Render the material again word for word, skipping the pictures in it.

--- Supplied material ---

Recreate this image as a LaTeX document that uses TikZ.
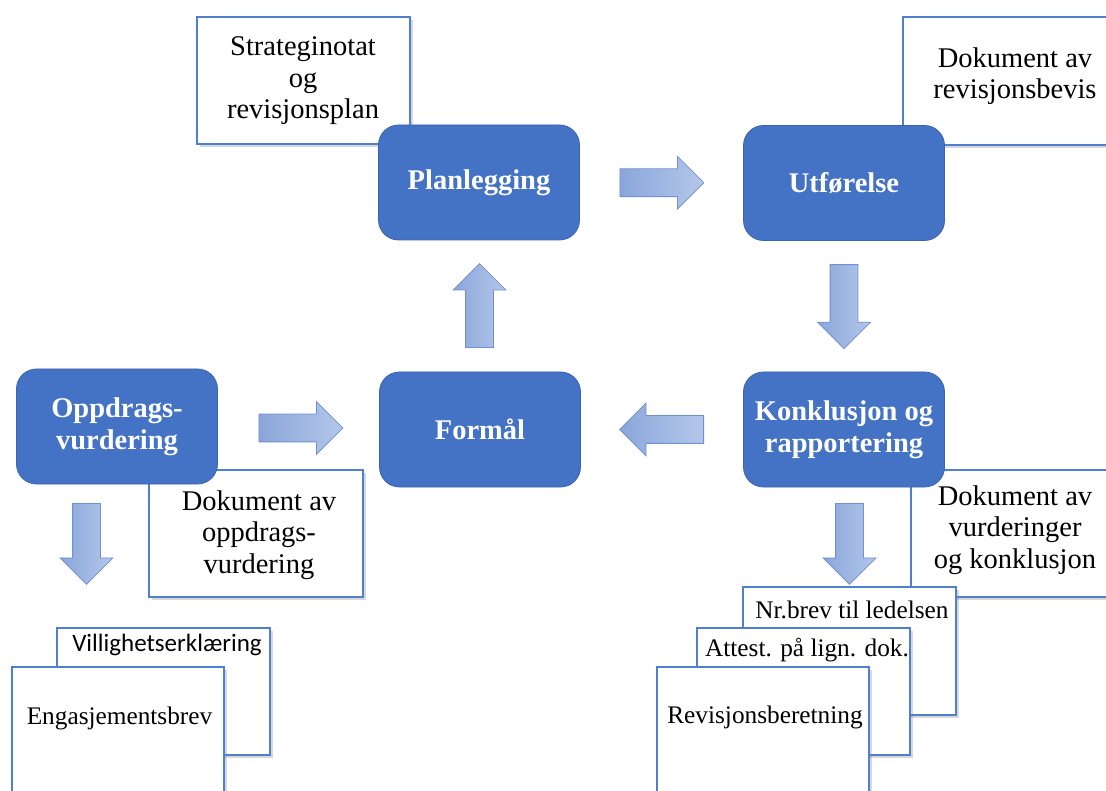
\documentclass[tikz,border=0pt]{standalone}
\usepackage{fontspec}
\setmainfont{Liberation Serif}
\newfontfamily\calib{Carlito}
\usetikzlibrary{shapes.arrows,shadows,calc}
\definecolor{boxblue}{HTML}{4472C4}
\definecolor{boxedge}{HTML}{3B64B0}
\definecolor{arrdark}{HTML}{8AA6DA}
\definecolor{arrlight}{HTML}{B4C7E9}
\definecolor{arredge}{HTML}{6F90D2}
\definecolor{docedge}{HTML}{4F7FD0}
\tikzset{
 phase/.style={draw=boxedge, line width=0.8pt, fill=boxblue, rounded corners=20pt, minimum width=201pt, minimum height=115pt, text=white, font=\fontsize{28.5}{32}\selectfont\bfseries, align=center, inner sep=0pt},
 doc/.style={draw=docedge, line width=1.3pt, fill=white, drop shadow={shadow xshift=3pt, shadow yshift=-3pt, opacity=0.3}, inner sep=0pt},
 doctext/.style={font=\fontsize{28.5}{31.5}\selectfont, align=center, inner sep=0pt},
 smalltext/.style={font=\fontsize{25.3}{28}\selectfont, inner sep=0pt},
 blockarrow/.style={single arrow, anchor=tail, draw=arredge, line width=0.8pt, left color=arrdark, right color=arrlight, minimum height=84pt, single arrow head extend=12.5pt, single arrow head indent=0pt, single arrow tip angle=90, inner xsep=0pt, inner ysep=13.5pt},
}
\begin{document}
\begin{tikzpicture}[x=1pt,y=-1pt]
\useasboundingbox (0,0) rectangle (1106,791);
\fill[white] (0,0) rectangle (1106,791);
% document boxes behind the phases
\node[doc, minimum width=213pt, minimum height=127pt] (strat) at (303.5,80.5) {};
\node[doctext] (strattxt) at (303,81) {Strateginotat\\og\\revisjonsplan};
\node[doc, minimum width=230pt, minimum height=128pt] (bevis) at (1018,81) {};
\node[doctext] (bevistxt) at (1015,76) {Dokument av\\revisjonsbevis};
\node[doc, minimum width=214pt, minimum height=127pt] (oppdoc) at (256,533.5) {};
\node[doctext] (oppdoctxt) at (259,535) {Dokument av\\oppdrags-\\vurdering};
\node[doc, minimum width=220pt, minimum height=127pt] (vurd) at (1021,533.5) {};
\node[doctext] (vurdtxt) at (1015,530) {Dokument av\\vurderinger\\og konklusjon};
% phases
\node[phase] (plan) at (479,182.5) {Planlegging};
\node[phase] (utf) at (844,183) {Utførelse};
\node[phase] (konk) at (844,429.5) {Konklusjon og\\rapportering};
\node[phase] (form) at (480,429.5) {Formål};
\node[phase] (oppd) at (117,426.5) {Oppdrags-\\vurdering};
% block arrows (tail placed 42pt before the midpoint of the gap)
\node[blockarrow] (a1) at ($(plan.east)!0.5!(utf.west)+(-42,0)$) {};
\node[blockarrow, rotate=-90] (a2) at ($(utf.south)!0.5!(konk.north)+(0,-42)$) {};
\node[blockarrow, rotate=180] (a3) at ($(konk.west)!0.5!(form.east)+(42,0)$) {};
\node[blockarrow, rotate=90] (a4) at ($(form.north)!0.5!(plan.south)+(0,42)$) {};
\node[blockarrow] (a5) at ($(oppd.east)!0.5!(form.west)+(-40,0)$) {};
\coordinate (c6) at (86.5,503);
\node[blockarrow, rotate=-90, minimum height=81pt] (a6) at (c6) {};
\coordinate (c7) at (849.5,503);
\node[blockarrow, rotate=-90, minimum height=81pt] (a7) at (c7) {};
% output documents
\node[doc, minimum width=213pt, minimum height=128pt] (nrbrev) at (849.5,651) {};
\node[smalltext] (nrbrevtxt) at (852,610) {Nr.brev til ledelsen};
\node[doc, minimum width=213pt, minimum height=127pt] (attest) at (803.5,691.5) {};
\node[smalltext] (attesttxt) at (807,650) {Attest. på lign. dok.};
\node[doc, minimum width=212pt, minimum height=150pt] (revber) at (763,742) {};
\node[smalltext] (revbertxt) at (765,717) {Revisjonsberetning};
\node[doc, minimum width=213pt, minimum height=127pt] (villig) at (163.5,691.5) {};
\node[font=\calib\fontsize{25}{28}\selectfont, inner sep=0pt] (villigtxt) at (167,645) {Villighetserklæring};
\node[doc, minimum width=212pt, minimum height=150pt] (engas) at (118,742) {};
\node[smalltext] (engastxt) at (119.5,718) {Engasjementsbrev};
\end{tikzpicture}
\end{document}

---

◆ Completed exercise ◆
Recreate this image as a LaTeX document that uses TikZ.
\documentclass[tikz,border=0pt]{standalone}
\usepackage{fontspec}
\setmainfont{Liberation Serif}
\newfontfamily\calib{Carlito}
\usetikzlibrary{shapes.arrows,shadows,calc}
\definecolor{boxblue}{HTML}{4472C4}
\definecolor{boxedge}{HTML}{3B64B0}
\definecolor{arrdark}{HTML}{8AA6DA}
\definecolor{arrlight}{HTML}{B4C7E9}
\definecolor{arredge}{HTML}{6F90D2}
\definecolor{docedge}{HTML}{4F7FD0}
\tikzset{
 phase/.style={draw=boxedge, line width=0.8pt, fill=boxblue, rounded corners=20pt, minimum width=201pt, minimum height=115pt, text=white, font=\fontsize{28.5}{32}\selectfont\bfseries, align=center, inner sep=0pt},
 doc/.style={draw=docedge, line width=1.3pt, fill=white, drop shadow={shadow xshift=3pt, shadow yshift=-3pt, opacity=0.3}, inner sep=0pt},
 doctext/.style={font=\fontsize{28.5}{31.5}\selectfont, align=center, inner sep=0pt},
 smalltext/.style={font=\fontsize{25.3}{28}\selectfont, inner sep=0pt},
 blockarrow/.style={single arrow, anchor=tail, draw=arredge, line width=0.8pt, left color=arrdark, right color=arrlight, minimum height=84pt, single arrow head extend=12.5pt, single arrow head indent=0pt, single arrow tip angle=90, inner xsep=0pt, inner ysep=13.5pt},
}
\begin{document}
\begin{tikzpicture}[x=1pt,y=-1pt]
\useasboundingbox (0,0) rectangle (1106,791);
\fill[white] (0,0) rectangle (1106,791);
% document boxes behind the phases
\node[doc, minimum width=213pt, minimum height=127pt] (strat) at (303.5,80.5) {};
\node[doctext] (strattxt) at (303,81) {Strateginotat\\og\\revisjonsplan};
\node[doc, minimum width=230pt, minimum height=128pt] (bevis) at (1018,81) {};
\node[doctext] (bevistxt) at (1015,76) {Dokument av\\revisjonsbevis};
\node[doc, minimum width=214pt, minimum height=127pt] (oppdoc) at (256,533.5) {};
\node[doctext] (oppdoctxt) at (259,535) {Dokument av\\oppdrags-\\vurdering};
\node[doc, minimum width=220pt, minimum height=127pt] (vurd) at (1021,533.5) {};
\node[doctext] (vurdtxt) at (1015,530) {Dokument av\\vurderinger\\og konklusjon};
% phases
\node[phase] (plan) at (479,182.5) {Planlegging};
\node[phase] (utf) at (844,183) {Utførelse};
\node[phase] (konk) at (844,429.5) {Konklusjon og\\rapportering};
\node[phase] (form) at (480,429.5) {Formål};
\node[phase] (oppd) at (117,426.5) {Oppdrags-\\vurdering};
% block arrows (tail placed 42pt before the midpoint of the gap)
\node[blockarrow] (a1) at ($(plan.east)!0.5!(utf.west)+(-42,0)$) {};
\node[blockarrow, rotate=-90] (a2) at ($(utf.south)!0.5!(konk.north)+(0,-42)$) {};
\node[blockarrow, rotate=180] (a3) at ($(konk.west)!0.5!(form.east)+(42,0)$) {};
\node[blockarrow, rotate=90] (a4) at ($(form.north)!0.5!(plan.south)+(0,42)$) {};
\node[blockarrow] (a5) at ($(oppd.east)!0.5!(form.west)+(-40,0)$) {};
\coordinate (c6) at (86.5,503);
\node[blockarrow, rotate=-90, minimum height=81pt] (a6) at (c6) {};
\coordinate (c7) at (849.5,503);
\node[blockarrow, rotate=-90, minimum height=81pt] (a7) at (c7) {};
% output documents
\node[doc, minimum width=213pt, minimum height=128pt] (nrbrev) at (849.5,651) {};
\node[smalltext] (nrbrevtxt) at (852,610) {Nr.brev til ledelsen};
\node[doc, minimum width=213pt, minimum height=127pt] (attest) at (803.5,691.5) {};
\node[smalltext] (attesttxt) at (807,650) {Attest. på lign. dok.};
\node[doc, minimum width=212pt, minimum height=150pt] (revber) at (763,742) {};
\node[smalltext] (revbertxt) at (765,717) {Revisjonsberetning};
\node[doc, minimum width=213pt, minimum height=127pt] (villig) at (163.5,691.5) {};
\node[font=\calib\fontsize{25}{28}\selectfont, inner sep=0pt] (villigtxt) at (167,645) {Villighetserklæring};
\node[doc, minimum width=212pt, minimum height=150pt] (engas) at (118,742) {};
\node[smalltext] (engastxt) at (119.5,718) {Engasjementsbrev};
\end{tikzpicture}
\end{document}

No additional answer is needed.